Spirulina and Reactive Nitrogen Species: Peroxynitrite, iNOS, and Nitrosative Stress

NO Synthesis: Three NOS Isoforms

Nitric oxide synthases (NOS1/nNOS, NOS2/iNOS, NOS3/eNOS) convert L-arginine plus O2 to NO plus L-citrulline using NADPH, FAD, FMN, BH4, CaM, and haem. NOS3 (endothelial) and NOS1 (neuronal) are constitutively expressed and Ca2+/CaM-activated, producing low physiological NO for vasodilation and neurotransmission. NOS2 (inducible) is transcriptionally induced by NF-kB and IRF-1 in macrophages, epithelial cells, and hepatocytes in response to LPS, IL-1beta, IFN-gamma, and TNF-alpha, producing high-output NO (>1 micromol/L) for cytotoxic pathogen killing, but also bystander tissue damage.

Peroxynitrite Formation and Targets

When high-output iNOS-derived NO meets O2 radical generated by NADPH oxidase or mitochondria, peroxynitrite (ONOO-) forms at near diffusion-limited rates (k approximately 10^10 per M per s). ONOO- is a potent oxidant that: (1) nitrates tyrosine residues (3-nitrotyrosine) on proteins including prostacyclin synthase (Tyr430), Mn-SOD2 (Tyr34, inactivating it), and alpha-synuclein; (2) oxidises BH4, uncoupling eNOS to produce more O2 radical (vicious cycle); (3) nitrosates/nitrates mitochondrial DNA; (4) activates PARP-1 (via DNA strand breaks), depleting NAD+.

PCB and iNOS Suppression via NF-kB

The NOS2 gene contains NF-kB binding sites essential for transcriptional induction. PCB, via Keap1 alkylation and Nrf2 activation, promotes HO-1 expression, and HO-1- derived CO inhibits NF-kB nuclear translocation. PCB also directly inhibits IKKbeta activity in macrophage models (IC50 approximately 10-20 micromol/L), reducing IkBa phosphorylation and NF-kB-driven iNOS transcription. The result is reduced iNOS protein and lower peak NO flux, shifting the system away from ONOO--generating conditions.
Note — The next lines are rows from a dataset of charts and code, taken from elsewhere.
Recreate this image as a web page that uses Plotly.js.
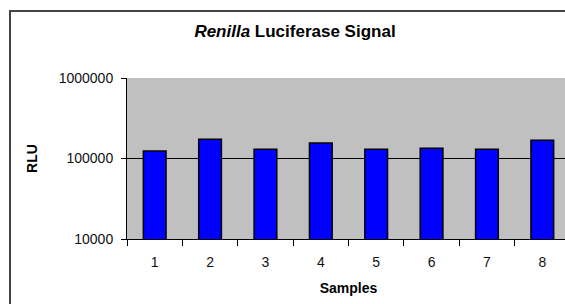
<!DOCTYPE html>
<html>
<head>
<meta charset="utf-8">
<script src="https://cdn.plot.ly/plotly-3.0.1.min.js"></script>
<style>
  html, body { margin: 0; padding: 0; overflow: hidden; background: #fff; width: 565px; height: 304px; }
  #chart { position: absolute; left: 0; top: 0; width: 600px; height: 320px; }
  #frame { position: absolute; left: 9px; top: 10px; width: 700px; height: 400px; border: 2px solid #444; pointer-events: none; }
</style>
</head>
<body>
<div id="chart"></div>
<div id="frame"></div>
<script>
const samples = ["1", "2", "3", "4", "5", "6", "7", "8"];
const rlu = [124000, 174000, 130000, 156000, 130000, 134000, 130000, 169000];
const yTickVals = [10000, 100000, 1000000];
const yTickText = ["10000", "100000", "1000000"];

const font = "Arial, 'Liberation Sans', sans-serif";

const trace = {
  type: "bar",
  x: samples,
  y: rlu,
  marker: { color: "#0000FF", line: { color: "#000000", width: 1.5 } },
  hoverinfo: "x+y"
};

const layout = {
  width: 600,
  height: 320,
  margin: { l: 127, r: 30, t: 78, b: 81, pad: 0 },
  paper_bgcolor: "rgba(0,0,0,0)",
  plot_bgcolor: "#C0C0C0",
  bargap: 0.59,
  showlegend: false,
  font: { family: font, color: "#111", size: 13 },
  title: {
    text: "<b><i>Renilla</i> Luciferase Signal</b>",
    font: { family: font, size: 17, color: "#000" },
    xref: "container", yref: "container",
    x: 295 / 600, xanchor: "center",
    y: 1 - 31 / 320, yanchor: "middle"
  },
  xaxis: {
    type: "category",
    range: [-0.5, 7.5],
    tickson: "boundaries",
    ticks: "outside",
    ticklen: 6,
    tickcolor: "#000",
    tickwidth: 1,
    ticklabelstandoff: 10,
    showline: true,
    linecolor: "#000",
    linewidth: 1,
    showgrid: false,
    zeroline: false,
    tickfont: { family: font, size: 14, color: "#111" },
    title: { text: "<b>Samples</b>", font: { family: font, size: 14, color: "#000" }, standoff: 14 }
  },
  yaxis: {
    type: "log",
    range: [4, 6],
    tickvals: yTickVals,
    ticktext: yTickText,
    ticks: "outside",
    ticklen: 5,
    tickcolor: "#000",
    tickwidth: 1,
    ticklabelstandoff: 5,
    showline: true,
    linecolor: "#000",
    linewidth: 1,
    showgrid: true,
    gridcolor: "#000",
    gridwidth: 1,
    zeroline: false,
    tickfont: { family: font, size: 14, color: "#111" },
    title: { text: "<b>RLU</b>", font: { family: font, size: 14, color: "#000" }, standoff: 17 }
  }
};

Plotly.newPlot("chart", [trace], layout, { displayModeBar: false, staticPlot: true });
</script>
</body>
</html>
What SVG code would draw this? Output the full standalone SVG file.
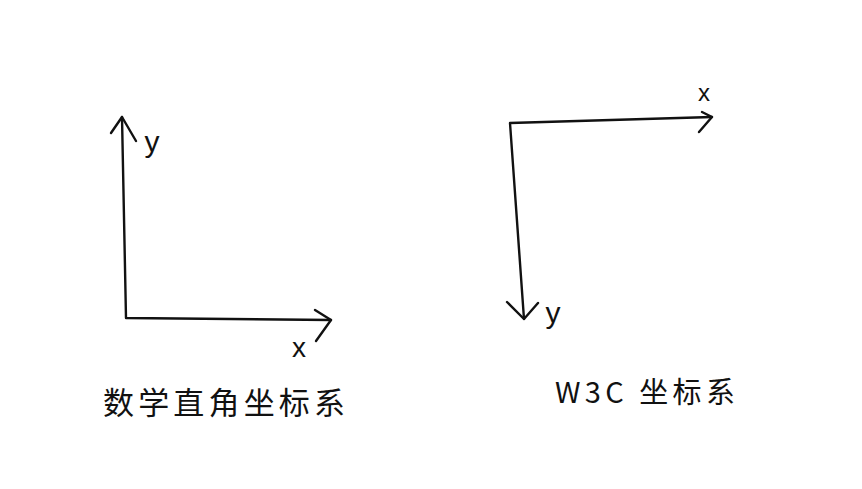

SOD2 Protection and the O2 Radical / NO Ratio

The rate of ONOO- formation depends on [NO] times [O2 radical]. Increasing SOD2 activity to reduce O2 radical concentration competes with ONOO- formation. However, nitration of SOD2 Tyr34 by ONOO- inactivates the enzyme, creating a self-amplifying loop. Spirulina's Nrf2-driven Mn-SOD induction (SIRT3-deacetylation also activating SOD2) and AMPK-mitochondrial biogenesis increasing SOD2 protein mass collectively raise the threshold of O2 radical concentration needed for significant ONOO- generation.

eNOS Uncoupling and BH4

When BH4 is oxidised to BH2 (by ONOO- or DHPR deficiency), eNOS becomes uncoupled: the reductase domain transfers electrons to O2 rather than to L-arginine, generating O2 radical instead of NO, which exacerbates both ROS and ONOO- production. Restoring the BH4:BH2 ratio via DHPR (dihydrobiopterin reductase) or by providing antioxidant capacity to prevent BH4 oxidation is therapeutic. Spirulina's Nrf2-driven NADPH generation (via G6PD, ME1) provides reductive equivalents for DHPR, partially maintaining BH4 availability and eNOS coupling.

PARP-1 and NAD+ Depletion

ONOO--induced DNA strand breaks activate poly(ADP-ribose) polymerase 1 (PARP-1), which consumes NAD+ to synthesise PAR chains as a DNA damage signal. Massive PARP activation (parthanatos) depletes cellular NAD+, collapsing glycolysis and OXPHOS, a necrotic cell death mechanism in ischaemia-reperfusion and severe inflammation. Spirulina's dual action, NF-kB suppression reducing iNOS and therefore ONOO-, and AMPK/NAMPT-driven NAD+ repletion, may attenuate parthanatos in ischaemic tissue. This mechanism is relevant to the cytoprotective effects observed in animal stroke models.